We’re sending a String message, which will be converted using a StringMessageConverter internally. One can also send a complete data object as JSON, if Jackson library is available on classpath (using MappingJackson2MessageConverter).

Finally, we look at configuring a SimpleMessageListenerContainer and QueueMessageHandler, which will be used to create a message listener for SQS queue. Please note that internally Spring Cloud creates a SynchonousQueue based thread pool to listen to different queues and to process received messages using corresponding handlers. Number of core threads for thread pool are 2 * number of queues (or configured listeners), and property “maxNumMsgs” determines the maximum number of threads. Property “waitTimeout” determines the timeout period for long polling (default with Spring Cloud).

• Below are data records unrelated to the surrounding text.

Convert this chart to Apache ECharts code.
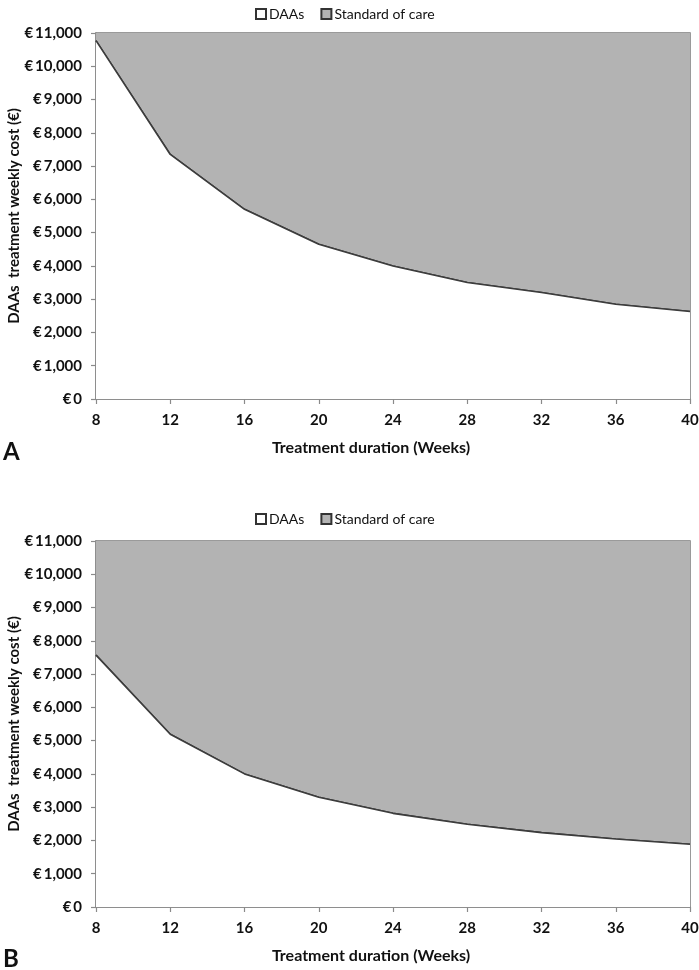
<!DOCTYPE html>
<html>
<head>
<meta charset="utf-8">
<script src="https://cdn.jsdelivr.net/npm/echarts@6/dist/echarts.min.js"></script>
<style>
html,body{margin:0;padding:0;background:#fff;}
#chart{width:699px;height:970px;}
</style>
</head>
<body>
<div id="chart"></div>
<script>
// ---- data ----
var weeks = [8, 12, 16, 20, 24, 28, 32, 36, 40];
var costA = [10770, 7350, 5700, 4650, 4000, 3500, 3200, 2850, 2630];
var costB = [7570, 5190, 4000, 3300, 2815, 2485, 2235, 2045, 1885];
var seriesNames = ['DAAs', 'Standard of care'];
var panelLabels = ['A', 'B'];
var yAxisTitle = 'DAAs  treatment weekly cost (\u20ac)';
var xAxisTitle = 'Treatment duration (Weeks)';
var yMax = 11000;

// ---- chart ----
var FONT = 'Lato';
var chart = echarts.init(document.getElementById('chart'), null, {renderer: 'canvas'});

function pairs(vals) { return weeks.map(function (w, i) { return [w, vals[i]]; }); }

var grids = [
  {left: 96, right: 9, top: 33, height: 366},
  {left: 96, right: 9, top: 541, height: 366}
];
grids.forEach(function (g) {
  g.show = true; g.borderColor = '#7a7a7a'; g.borderWidth = 1.5; g.backgroundColor = '#fff';
  g.containLabel = false; g.outerBoundsMode = 'none';
});

function xAxis(i) {
  return {
    type: 'value', gridIndex: i, min: 8, max: 40, interval: 4,
    name: xAxisTitle, nameLocation: 'middle', nameGap: 41, nameMoveOverlap: false,
    nameTextStyle: {fontFamily: FONT, fontWeight: 'bold', fontSize: 16, color: '#111', padding: [0, 44, 0, 0]},
    axisLine: {lineStyle: {color: '#8a8a8a', width: 1.5}},
    axisTick: {show: true, length: 5, lineStyle: {color: '#8a8a8a', width: 1.2}},
    axisLabel: {fontFamily: FONT, fontWeight: 'bold', fontSize: 15, color: '#111', margin: 14},
    splitLine: {show: false}
  };
}
function yAxis(i) {
  return {
    type: 'value', gridIndex: i, min: 0, max: yMax, interval: 1000,
    name: yAxisTitle, nameLocation: 'middle', nameGap: 74, nameMoveOverlap: false,
    nameTextStyle: {fontFamily: FONT, fontWeight: 'bold', fontSize: 15, color: '#111'},
    axisLine: {show: true, lineStyle: {color: '#8a8a8a', width: 1.5}},
    axisTick: {show: true, length: 5, lineStyle: {color: '#8a8a8a', width: 1.2}},
    axisLabel: {
      fontFamily: FONT, fontWeight: 'bold', fontSize: 15, color: '#111', margin: 14,
      formatter: function (v) { return '\u20ac\u2009' + v.toLocaleString('en-US'); }
    },
    splitLine: {show: false}
  };
}

function panelSeries(i, vals) {
  return [
    {
      name: seriesNames[0], type: 'line', xAxisIndex: i, yAxisIndex: i,
      data: pairs(vals), symbol: 'none', silent: true,
      lineStyle: {color: '#3c3c3c', width: 1.6},
      itemStyle: {color: '#ffffff', borderColor: '#333', borderWidth: 1},
      areaStyle: {color: '#ffffff', opacity: 1, origin: 'start'},
      z: 3
    },
    {
      name: seriesNames[1], type: 'line', xAxisIndex: i, yAxisIndex: i,
      data: pairs(vals), symbol: 'none', silent: true,
      lineStyle: {color: '#3c3c3c', width: 1.6},
      itemStyle: {color: '#b3b3b3', borderColor: '#333', borderWidth: 1},
      areaStyle: {color: '#b3b3b3', opacity: 1, origin: 'end'},
      z: 2
    }
  ];
}

function legend(top) {
  return {
    top: top, left: 250, itemWidth: 10, itemHeight: 10, itemGap: 16,
    icon: 'rect', selectedMode: false,
    textStyle: {fontFamily: FONT, fontSize: 14, color: '#111', padding: [0, 0, 0, -2]},
    data: seriesNames
  };
}

chart.setOption({
  animation: false,
  backgroundColor: '#fff',
  grid: grids,
  xAxis: [xAxis(0), xAxis(1)],
  yAxis: [yAxis(0), yAxis(1)],
  legend: [legend(2), legend(507)],
  series: panelSeries(0, costA).concat(panelSeries(1, costB)),
  graphic: [
    {type: 'text', left: 3, top: 440, style: {text: panelLabels[0], font: 'bold 24px Lato', fill: '#111'}},
    {type: 'text', left: 3, top: 947, style: {text: panelLabels[1], font: 'bold 24px Lato', fill: '#111'}}
  ]
});
</script>
</body>
</html>
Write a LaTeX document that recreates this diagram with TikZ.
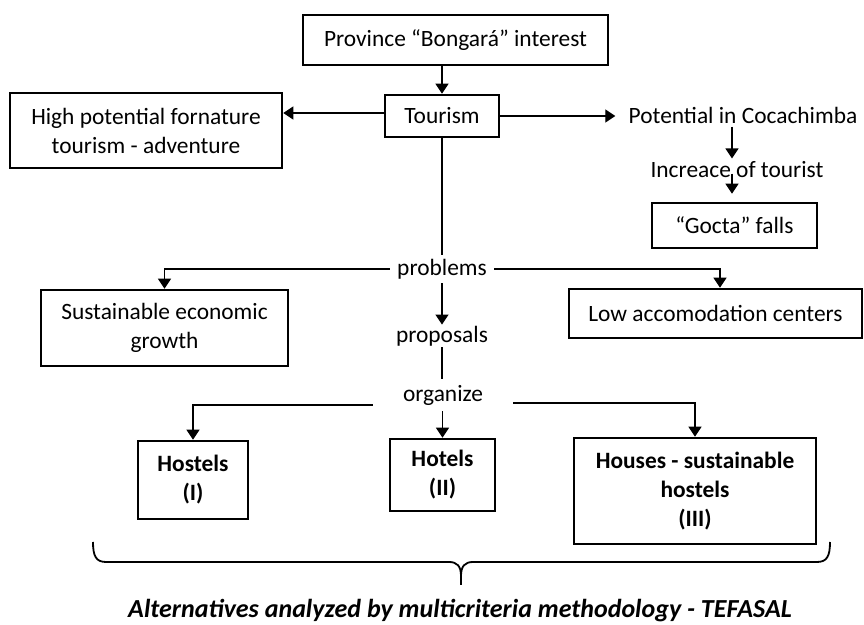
\documentclass[tikz,border=0pt]{standalone}
\usepackage{fontspec}
\setmainfont{Carlito}
\usetikzlibrary{arrows.meta,calc}
\begin{document}
\begin{tikzpicture}[x=0.5pt,y=-0.5pt,
 box/.style={draw,line width=1.3pt,inner sep=0pt,align=center,font=\fontsize{11.7}{14.5}\selectfont},
 bbox/.style={box,font=\fontsize{11.7}{14.5}\selectfont\bfseries},
 lbl/.style={inner sep=1.5pt,align=center,font=\fontsize{11.7}{14.5}\selectfont},
 conn/.style={line width=0.7pt},
 arr/.style={conn,-{Triangle[length=5pt,width=6.5pt]}}]
\useasboundingbox (0,0) rectangle (864,625);

% boxes
\node[box,minimum width=152.5pt,minimum height=25pt] (prov) at (455.5,40) {Province “Bongará” interest};
\node[box,minimum width=57pt,minimum height=21pt] (tour) at (442,116) {Tourism};
\node[box,minimum width=136pt,minimum height=37.5pt] (high) at (146,130.5) {High potential fornature\\tourism - adventure};
\node[box,minimum width=82.5pt,minimum height=22.5pt] (gocta) at (734.5,225.5) {“Gocta” falls};
\node[box,minimum width=123.5pt,minimum height=38pt] (sust) at (164.5,328) {Sustainable economic\\growth};
\node[box,minimum width=146.5pt,minimum height=24.5pt] (low) at (715.5,313.5) {Low accomodation centers};
\node[bbox,minimum width=55pt,minimum height=39pt] (hostels) at (193,480) {Hostels\\(I)};
\node[bbox,minimum width=52.5pt,minimum height=36pt] (hotels) at (442.5,475) {Hotels\\(II)};
\node[bbox,minimum width=121pt,minimum height=53pt] (houses) at (695,491) {Houses - sustainable\\hostels\\(III)};

% plain labels
\node[lbl] (pot) at (743,115) {Potential in Cocachimba};
\node[lbl] (incr) at (737,170) {Increace of tourist};
\node[lbl,inner xsep=3.5pt,inner ysep=2pt] (prob) at (442,269) {problems};
\node[lbl,inner sep=0.5pt] (prop) at (442,336) {proposals};
\node[lbl,inner xsep=15pt,inner ysep=3pt] (org) at (443,395) {organize};
\node[inner sep=0pt,font=\fontsize{13}{16}\selectfont\bfseries\itshape] (alt) at (460,611) {Alternatives analyzed by multicriteria methodology - TEFASAL};

% connectors
\draw[arr] (prov.south -| tour.north) -- (tour.north);
\draw[arr] ([yshift=1.5pt]tour.west) -- ([yshift=1.5pt]tour.west -| high.east);
\draw[arr] (tour.east) -- ([xshift=-5pt]tour.east -| pot.west);
\draw[arr] ([xshift=-5.5pt]pot.south) -- ([xshift=-5.5pt]pot.south |- incr.north);
\draw[arr] ([xshift=-2.5pt,yshift=4pt]incr.south) -- ([xshift=-2.5pt,yshift=4pt]incr.south |- gocta.north);
\draw[conn] (tour.south) -- (tour.south |- prob.north);
\draw[arr] (prob.west) -| (sust.north);
\draw[arr] (prob.east) -| ([xshift=2.25pt]low.north);
\draw[arr] (prob.south) -- (prop.north);
\draw[conn] (prop.south) -- (prop.south |- org.north);
\draw[arr] ([yshift=-5pt]org.west) -| (hostels.north);
\draw[arr] (org.south -| hotels.north) -- (hotels.north);
\draw[arr] ([yshift=-4pt]org.east) -| (houses.north);

% brace
\draw[line width=0.9pt]
 (93,542) .. controls (93,556) and (96,562) .. (106,562) -- (449,562)
 .. controls (457,562) and (461,566) .. (461,576) -- (461,585);
\draw[line width=0.9pt]
 (461,576) .. controls (461,566) and (465,562) .. (473,562) -- (817,562)
 .. controls (827,562) and (830,556) .. (830,542);
\end{tikzpicture}
\end{document}
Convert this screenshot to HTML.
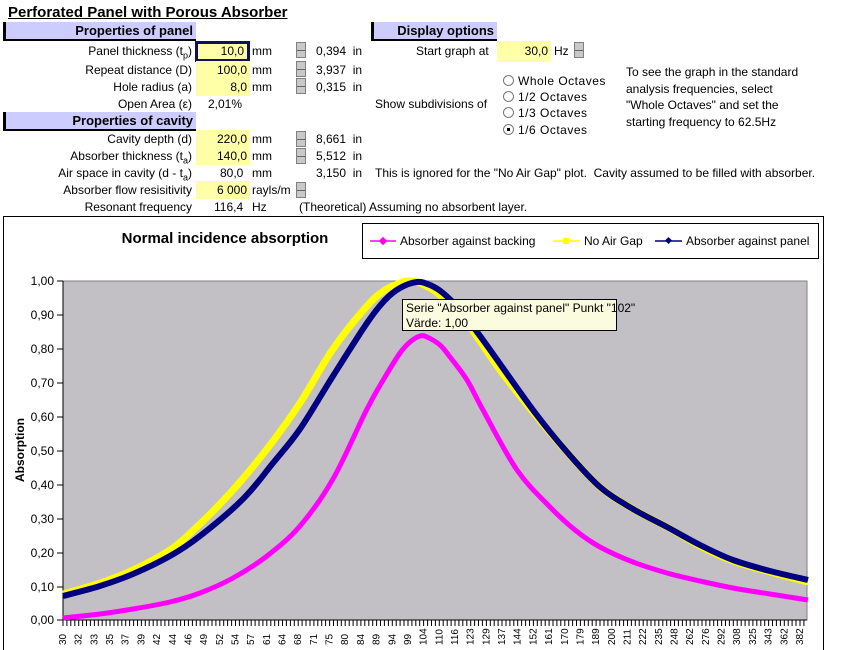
<!DOCTYPE html>
<html><head><meta charset="utf-8"><style>
body{margin:0;width:862px;height:650px;background:#fff;font-family:"Liberation Sans",sans-serif;font-size:12px;color:#000;position:relative;overflow:hidden}
.a{position:absolute;white-space:nowrap;line-height:14px}
.r{text-align:right}
.hdr{position:absolute;background:#ccccff;border-left:3px solid #000;border-bottom:2px solid #000;font-weight:bold;font-size:13px;text-align:right;box-sizing:border-box;padding-right:3px;line-height:17px}
.y{position:absolute;background:#ffffa8;text-align:right;box-sizing:border-box;padding-right:3px;line-height:18px;height:18px}
.sp{position:absolute;width:10px;height:16px;background:#c8c8c8;border:1px solid #808080;box-sizing:border-box}
.sp:after{content:"";position:absolute;left:0;right:0;top:7px;height:1px;background:#666}
.rad{position:absolute;width:9px;height:9px;border:1px solid #777;border-radius:50%;background:#fff}
</style></head><body>
<div class="a" style="left:8px;top:4px;font-weight:bold;font-size:15px;line-height:18px;text-decoration:underline">Perforated Panel with Porous Absorber</div>
<div class="hdr" style="left:3px;top:22px;width:193px;height:19px">Properties of panel</div>
<div class="hdr" style="left:371px;top:22px;width:126px;height:19px">Display options</div>
<div class="hdr" style="left:3px;top:112px;width:193px;height:19px">Properties of cavity</div>

<div class="a r" style="right:670px;top:44px">Panel thickness (t<sub style="font-size:9px">p</sub>)</div>
<div class="a r" style="right:670px;top:63px">Repeat distance (D)</div>
<div class="a r" style="right:670px;top:80px">Hole radius (a)</div>
<div class="a r" style="right:670px;top:97px">Open Area (ε)</div>
<div class="a r" style="right:670px;top:132px">Cavity depth (d)</div>
<div class="a r" style="right:670px;top:149px">Absorber thickness (t<sub style="font-size:9px">a</sub>)</div>
<div class="a r" style="right:670px;top:166px">Air space in cavity (d - t<sub style="font-size:9px">a</sub>)</div>
<div class="a r" style="right:670px;top:183px">Absorber flow resisitivity</div>
<div class="a r" style="right:670px;top:200px">Resonant frequency</div>

<div class="y" style="left:195px;top:41px;width:55px;height:21px;border:3px solid #10105a;line-height:15px">10,0</div>
<div class="y" style="left:196px;top:61px;width:54px">100,0</div>
<div class="y" style="left:196px;top:78px;width:54px">8,0</div>
<div class="a" style="left:208px;top:97px">2,01%</div>
<div class="y" style="left:196px;top:130px;width:54px">220,0</div>
<div class="y" style="left:196px;top:147px;width:54px">140,0</div>
<div class="a" style="left:220px;top:166px">80,0</div>
<div class="y" style="left:196px;top:181px;width:54px">6 000</div>
<div class="a" style="left:214px;top:200px">116,4</div>

<div class="a" style="left:252px;top:44px">mm</div>
<div class="a" style="left:252px;top:63px">mm</div>
<div class="a" style="left:252px;top:80px">mm</div>
<div class="a" style="left:252px;top:132px">mm</div>
<div class="a" style="left:252px;top:149px">mm</div>
<div class="a" style="left:252px;top:166px">mm</div>
<div class="a" style="left:252px;top:183px">rayls/m</div>
<div class="a" style="left:252px;top:200px">Hz</div>

<div class="sp" style="left:296px;top:42px"></div>
<div class="sp" style="left:296px;top:61px"></div>
<div class="sp" style="left:296px;top:78px"></div>
<div class="sp" style="left:296px;top:131px"></div>
<div class="sp" style="left:296px;top:148px"></div>
<div class="sp" style="left:296px;top:182px"></div>
<div class="sp" style="left:574px;top:42px"></div>

<div class="a" style="left:316px;top:44px">0,394&nbsp; in</div>
<div class="a" style="left:316px;top:63px">3,937&nbsp; in</div>
<div class="a" style="left:316px;top:80px">0,315&nbsp; in</div>
<div class="a" style="left:316px;top:132px">8,661&nbsp; in</div>
<div class="a" style="left:316px;top:149px">5,512&nbsp; in</div>
<div class="a" style="left:316px;top:166px">3,150&nbsp; in</div>
<div class="a" style="left:375px;top:166px">This is ignored for the "No Air Gap" plot.&nbsp; Cavity assumed to be filled with absorber.</div>
<div class="a" style="left:299px;top:200px">(Theoretical) Assuming no absorbent layer.</div>

<div class="a" style="left:416px;top:44px">Start graph at</div>
<div class="y" style="left:497px;top:41px;width:54px;height:21px;line-height:21px">30,0</div>
<div class="a" style="left:554px;top:44px">Hz</div>
<div class="a" style="left:375px;top:97px">Show subdivisions of</div>
<div class="rad" style="left:503px;top:75px"></div>
<div class="rad" style="left:503px;top:91px"></div>
<div class="rad" style="left:503px;top:107px"></div>
<div class="rad" style="left:503px;top:124px"><div style="position:absolute;left:3px;top:3px;width:3px;height:3px;background:#000"></div></div>
<div class="a" style="left:518px;top:74px;letter-spacing:0.5px">Whole Octaves</div>
<div class="a" style="left:518px;top:90px;letter-spacing:0.5px">1/2 Octaves</div>
<div class="a" style="left:518px;top:106px;letter-spacing:0.5px">1/3 Octaves</div>
<div class="a" style="left:518px;top:123px;letter-spacing:0.5px">1/6 Octaves</div>
<div class="a" style="left:626px;top:64px;line-height:16.7px">To see the graph in the standard<br>analysis frequencies, select<br>"Whole Octaves" and set the<br>starting frequency to 62.5Hz</div>

<svg style="position:absolute;left:0;top:0" width="862" height="650">
<rect x="3.5" y="216.5" width="820" height="440" fill="#fff" stroke="#000"/>
<text x="225" y="243" font-family="Liberation Sans" font-size="15" font-weight="bold" text-anchor="middle">Normal incidence absorption</text>
<rect x="362.5" y="223.5" width="456" height="35" fill="#fff" stroke="#000"/>
<line x1="370" y1="241" x2="396" y2="241" stroke="#ff00ff" stroke-width="1.5"/><rect x="380" y="238" width="6" height="6" fill="#ff00ff" transform="rotate(45 383 241)"/>
<text x="400" y="245" font-family="Liberation Sans" font-size="12">Absorber against backing</text>
<line x1="553" y1="241" x2="580" y2="241" stroke="#ffff00" stroke-width="1.5"/><rect x="563" y="238" width="6" height="6" fill="#ffff00"/>
<text x="584" y="245" font-family="Liberation Sans" font-size="12">No Air Gap</text>
<line x1="655" y1="241" x2="682" y2="241" stroke="#000080" stroke-width="1.5"/><rect x="666" y="238" width="5" height="5" fill="#000080" transform="rotate(45 668.5 240.5)"/>
<text x="686" y="245" font-family="Liberation Sans" font-size="12">Absorber against panel</text>

<rect x="63" y="281" width="744" height="339" fill="#c2c0c4" stroke="#808080"/>
<g font-family="Liberation Sans" font-size="12" text-anchor="end">
<text x="54" y="285">1,00</text><text x="54" y="319">0,90</text><text x="54" y="353">0,80</text><text x="54" y="387">0,70</text><text x="54" y="421">0,60</text><text x="54" y="455">0,50</text><text x="54" y="489">0,40</text><text x="54" y="523">0,30</text><text x="54" y="557">0,20</text><text x="54" y="591">0,10</text><text x="54" y="624">0,00</text>
</g>
<path d="M57 281H63M57 315H63M57 349H63M57 383H63M57 417H63M57 451H63M57 485H63M57 519H63M57 553H63M57 587H63M57 620H63" stroke="#000"/>
<line x1="63" y1="620" x2="807" y2="620" stroke="#000"/>
<line x1="63" y1="281" x2="63" y2="620" stroke="#000"/>
<text transform="translate(24 450) rotate(-90)" font-family="Liberation Sans" font-size="12" font-weight="bold" text-anchor="middle">Absorption</text>
<g id="ticks" stroke="#000"></g>
<path id="cy" d="M63,594 100,583 133,570 170,550 200,524 233,490 267,449 300,403 333,349 367,306 385,290 400,283 407,281 420,283 440,295 467,323 500,370 533,412 567,452 600,487 633,509 667,527 700,546 733,561 770,572 808,582" fill="none" stroke="#ffff00" stroke-width="7" stroke-linejoin="round"/>
<path id="cb" d="M63,596 100,586 133,574 170,556 200,536 243,499 273,463 300,429 333,376 367,323 385,300 400,288 417,282 430,285 443,293 460,310 483,340 533,410 567,452 600,487 633,509 667,527 700,545 733,560 770,571 808,580" fill="none" stroke="#000080" stroke-width="6" stroke-linejoin="round"/>
<path id="cp" d="M63,618 100,614 133,609 170,602 200,593 233,578 267,556 300,526 333,479 367,409 385,377 400,353 410,342 420,336 427,337 440,345 450,357 467,380 483,410 517,470 550,507 575,530 600,547 633,562 667,573 700,581 733,588 770,594 808,600" fill="none" stroke="#ff00ff" stroke-width="5" stroke-linejoin="round"/>
<rect x="402.5" y="299.5" width="214" height="31" fill="#fbfbe0" stroke="#000"/>
<text x="406" y="312" font-family="Liberation Sans" font-size="12">Serie "Absorber against panel" Punkt "102"</text>
<text x="406" y="327" font-family="Liberation Sans" font-size="12">Värde: 1,00</text>
<g id="xl" font-family="Liberation Sans" font-size="10"></g>
</svg>
<script>
var t='',i;for(i=0;i<=190;i++){var x=63+i*3.92;if(x>807.5)break;t+='<line x1="'+x.toFixed(1)+'" y1="620" x2="'+x.toFixed(1)+'" y2="626"/>';}
document.getElementById('ticks').innerHTML=t;
var L=[30,32,33,35,37,39,42,44,46,49,52,54,57,61,64,68,71,75,80,84,89,94,99,104,110,116,123,129,137,144,152,161,170,179,189,200,211,222,235,248,262,276,292,308,325,343,362,382],s='';
for(i=0;i<L.length;i++){var x=62+i*15.68+4;s+='<text transform="translate('+x.toFixed(1)+' 645) rotate(-90)">'+L[i]+'</text>';}
document.getElementById('xl').innerHTML=s;
['cy','cb','cp'].forEach(function(id){
 var el=document.getElementById(id);
 var p=el.getAttribute('d').replace('M','').trim().split(/\s+/).map(function(q){return q.split(',').map(Number);});
 var d='M'+p[0][0]+','+p[0][1];
 for(var k=0;k<p.length-1;k++){
  var p0=p[k>0?k-1:k],p1=p[k],p2=p[k+1],p3=p[k+2<p.length?k+2:k+1];
  var c1x=p1[0]+(p2[0]-p0[0])/6,c1y=p1[1]+(p2[1]-p0[1])/6,c2x=p2[0]-(p3[0]-p1[0])/6,c2y=p2[1]-(p3[1]-p1[1])/6;
  d+=' C'+c1x.toFixed(1)+','+c1y.toFixed(1)+' '+c2x.toFixed(1)+','+c2y.toFixed(1)+' '+p2[0]+','+p2[1];
 }
 el.setAttribute('d',d);
});
</script>
</body></html>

public class ConsumerAWSSQSConfig {
   ...

   @Bean
   public SimpleMessageListenerContainer simpleMessageListenerContainer() {
	SimpleMessageListenerContainer msgListenerContainer = simpleMessageListenerContainerFactory().createSimpleMessageListenerContainer();
	msgListenerContainer.setMessageHandler(queueMessageHandler());
	
        return msgListenerContainer;
   }

   @Bean
   public SimpleMessageListenerContainerFactory simpleMessageListenerContainerFactory() {
	SimpleMessageListenerContainerFactory msgListenerContainerFactory = new SimpleMessageListenerContainerFactory();
	msgListenerContainerFactory.setAmazonSqs(amazonSQSClient());
	msgListenerContainerFactory.setDeleteMessageOnException(false);
	msgListenerContainerFactory.setMaxNumberOfMessages(maxNumMsgs);
	msgListenerContainerFactory.setWaitTimeOut(waitTimeout);
	
        return msgListenerContainerFactory;
   }

   @Bean
   public QueueMessageHandler queueMessageHandler() {
	QueueMessageHandlerFactory queueMsgHandlerFactory = new QueueMessageHandlerFactory();
	queueMsgHandlerFactory.setAmazonSqs(amazonSQSClient());
	
        QueueMessageHandler queueMessageHandler = queueMsgHandlerFactory.createQueueMessageHandler();

	return queueMessageHandler;
   }
   
   @Lazy
   @Bean(name = "amazonSQS", destroyMethod = "shutdown")
   public AmazonSQSAsync amazonSQSClient() {
   ...
}
@Component
public class MessageConsumer {
   ...

   @MessageMapping("randomQName")
   public void onRandomQMessage(String payload) {
	doSomething(payload);
   }
}

One can also send custom message attributes (headers) with a SQS message, so as to provide contextual information to the consumer. In addition, there’re important concepts of visibility timeout and delay queues, which should be explored before getting your hands dirty with SQS.

Hope you have fun with Spring Cloud and AWS SQS.